Do this
Retype, please, the listing from its opening line through the line that contains "(0,0) rectangle (981,576);", both included, without the pictures.

-*-*-

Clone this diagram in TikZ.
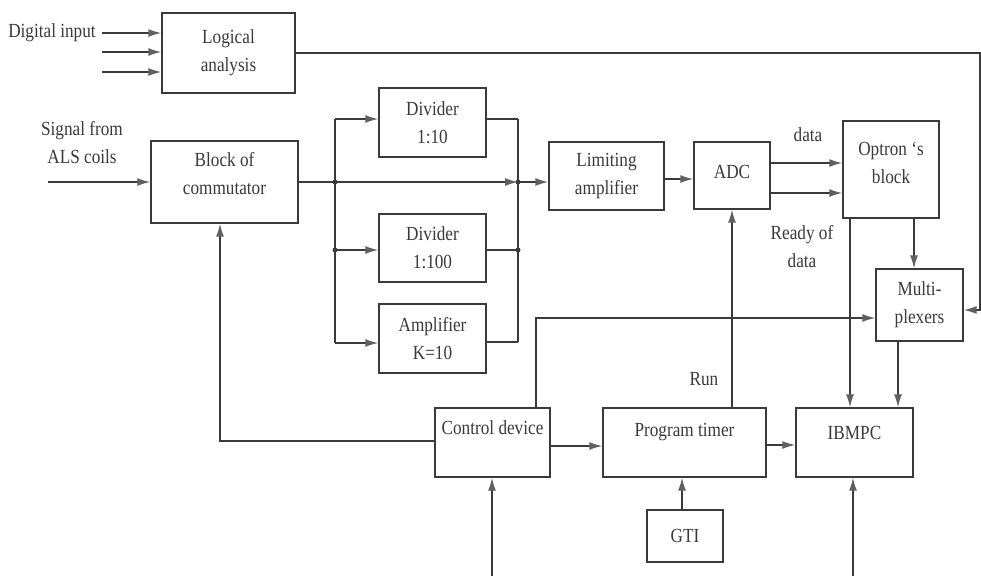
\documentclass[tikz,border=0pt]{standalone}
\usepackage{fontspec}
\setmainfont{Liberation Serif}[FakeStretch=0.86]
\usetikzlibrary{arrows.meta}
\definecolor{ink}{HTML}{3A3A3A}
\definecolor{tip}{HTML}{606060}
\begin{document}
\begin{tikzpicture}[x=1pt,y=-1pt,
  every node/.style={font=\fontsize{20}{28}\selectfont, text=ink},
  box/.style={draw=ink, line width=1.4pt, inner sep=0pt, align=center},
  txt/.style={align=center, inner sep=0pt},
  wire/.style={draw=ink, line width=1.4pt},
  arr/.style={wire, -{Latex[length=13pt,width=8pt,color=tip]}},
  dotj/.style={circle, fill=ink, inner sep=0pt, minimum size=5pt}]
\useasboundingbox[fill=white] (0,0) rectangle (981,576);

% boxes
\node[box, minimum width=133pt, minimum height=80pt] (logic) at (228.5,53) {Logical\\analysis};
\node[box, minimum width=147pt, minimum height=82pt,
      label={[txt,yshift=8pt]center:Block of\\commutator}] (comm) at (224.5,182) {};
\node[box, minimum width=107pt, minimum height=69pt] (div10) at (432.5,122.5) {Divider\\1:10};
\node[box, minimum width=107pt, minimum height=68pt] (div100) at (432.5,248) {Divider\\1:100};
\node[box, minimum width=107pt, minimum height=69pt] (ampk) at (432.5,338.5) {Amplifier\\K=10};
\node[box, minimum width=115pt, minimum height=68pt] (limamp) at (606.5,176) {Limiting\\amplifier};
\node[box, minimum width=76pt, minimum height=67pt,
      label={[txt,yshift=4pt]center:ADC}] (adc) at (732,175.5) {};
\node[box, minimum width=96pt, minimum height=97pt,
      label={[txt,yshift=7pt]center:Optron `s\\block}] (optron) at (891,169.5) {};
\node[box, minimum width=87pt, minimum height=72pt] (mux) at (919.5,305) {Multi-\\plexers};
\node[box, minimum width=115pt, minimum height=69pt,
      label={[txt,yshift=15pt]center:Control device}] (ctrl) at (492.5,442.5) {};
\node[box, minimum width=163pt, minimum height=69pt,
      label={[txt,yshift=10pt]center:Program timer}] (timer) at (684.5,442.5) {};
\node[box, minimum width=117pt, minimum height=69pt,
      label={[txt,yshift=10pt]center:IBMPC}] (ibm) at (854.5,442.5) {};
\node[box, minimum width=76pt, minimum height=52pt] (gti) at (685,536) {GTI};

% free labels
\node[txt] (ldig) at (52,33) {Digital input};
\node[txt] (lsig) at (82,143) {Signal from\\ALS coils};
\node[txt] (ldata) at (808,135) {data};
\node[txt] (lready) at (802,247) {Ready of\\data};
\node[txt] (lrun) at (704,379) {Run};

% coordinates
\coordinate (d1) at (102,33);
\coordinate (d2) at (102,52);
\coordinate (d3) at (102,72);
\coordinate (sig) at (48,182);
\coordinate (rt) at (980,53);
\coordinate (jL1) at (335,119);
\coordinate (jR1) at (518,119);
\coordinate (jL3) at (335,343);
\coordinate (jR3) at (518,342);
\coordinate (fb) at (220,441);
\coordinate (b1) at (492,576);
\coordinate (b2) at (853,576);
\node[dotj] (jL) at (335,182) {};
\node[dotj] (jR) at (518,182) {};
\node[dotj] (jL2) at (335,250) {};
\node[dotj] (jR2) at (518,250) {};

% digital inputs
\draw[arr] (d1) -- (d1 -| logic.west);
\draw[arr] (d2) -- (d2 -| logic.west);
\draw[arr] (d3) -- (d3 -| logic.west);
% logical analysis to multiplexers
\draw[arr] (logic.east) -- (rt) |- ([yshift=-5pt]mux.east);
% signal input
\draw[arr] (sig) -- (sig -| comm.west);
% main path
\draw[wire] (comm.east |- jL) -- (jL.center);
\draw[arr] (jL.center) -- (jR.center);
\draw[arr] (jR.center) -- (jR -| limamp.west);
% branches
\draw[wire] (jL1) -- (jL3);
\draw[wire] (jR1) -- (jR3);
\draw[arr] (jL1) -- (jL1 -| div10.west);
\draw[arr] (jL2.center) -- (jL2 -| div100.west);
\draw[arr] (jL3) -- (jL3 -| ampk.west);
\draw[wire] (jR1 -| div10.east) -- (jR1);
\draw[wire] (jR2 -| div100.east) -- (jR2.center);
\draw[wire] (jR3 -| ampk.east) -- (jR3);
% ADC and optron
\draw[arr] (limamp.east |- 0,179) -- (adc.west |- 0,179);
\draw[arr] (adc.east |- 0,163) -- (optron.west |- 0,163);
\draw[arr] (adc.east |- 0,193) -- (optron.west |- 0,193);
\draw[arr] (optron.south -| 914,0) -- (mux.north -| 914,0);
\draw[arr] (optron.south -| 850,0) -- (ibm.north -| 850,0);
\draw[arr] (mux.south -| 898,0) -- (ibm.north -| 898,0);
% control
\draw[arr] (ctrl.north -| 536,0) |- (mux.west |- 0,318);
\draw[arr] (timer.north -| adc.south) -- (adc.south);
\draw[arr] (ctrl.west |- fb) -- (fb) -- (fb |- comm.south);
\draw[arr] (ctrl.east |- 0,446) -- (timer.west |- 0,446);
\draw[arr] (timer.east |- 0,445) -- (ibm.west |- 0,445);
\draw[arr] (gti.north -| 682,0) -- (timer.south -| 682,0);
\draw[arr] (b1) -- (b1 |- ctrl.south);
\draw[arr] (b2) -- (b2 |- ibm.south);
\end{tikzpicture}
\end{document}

-*-*-

Solution for this task
Clone this diagram in TikZ.
\documentclass[tikz,border=0pt]{standalone}
\usepackage{fontspec}
\setmainfont{Liberation Serif}[FakeStretch=0.86]
\usetikzlibrary{arrows.meta}
\definecolor{ink}{HTML}{3A3A3A}
\definecolor{tip}{HTML}{606060}
\begin{document}
\begin{tikzpicture}[x=1pt,y=-1pt,
  every node/.style={font=\fontsize{20}{28}\selectfont, text=ink},
  box/.style={draw=ink, line width=1.4pt, inner sep=0pt, align=center},
  txt/.style={align=center, inner sep=0pt},
  wire/.style={draw=ink, line width=1.4pt},
  arr/.style={wire, -{Latex[length=13pt,width=8pt,color=tip]}},
  dotj/.style={circle, fill=ink, inner sep=0pt, minimum size=5pt}]
\useasboundingbox[fill=white] (0,0) rectangle (981,576);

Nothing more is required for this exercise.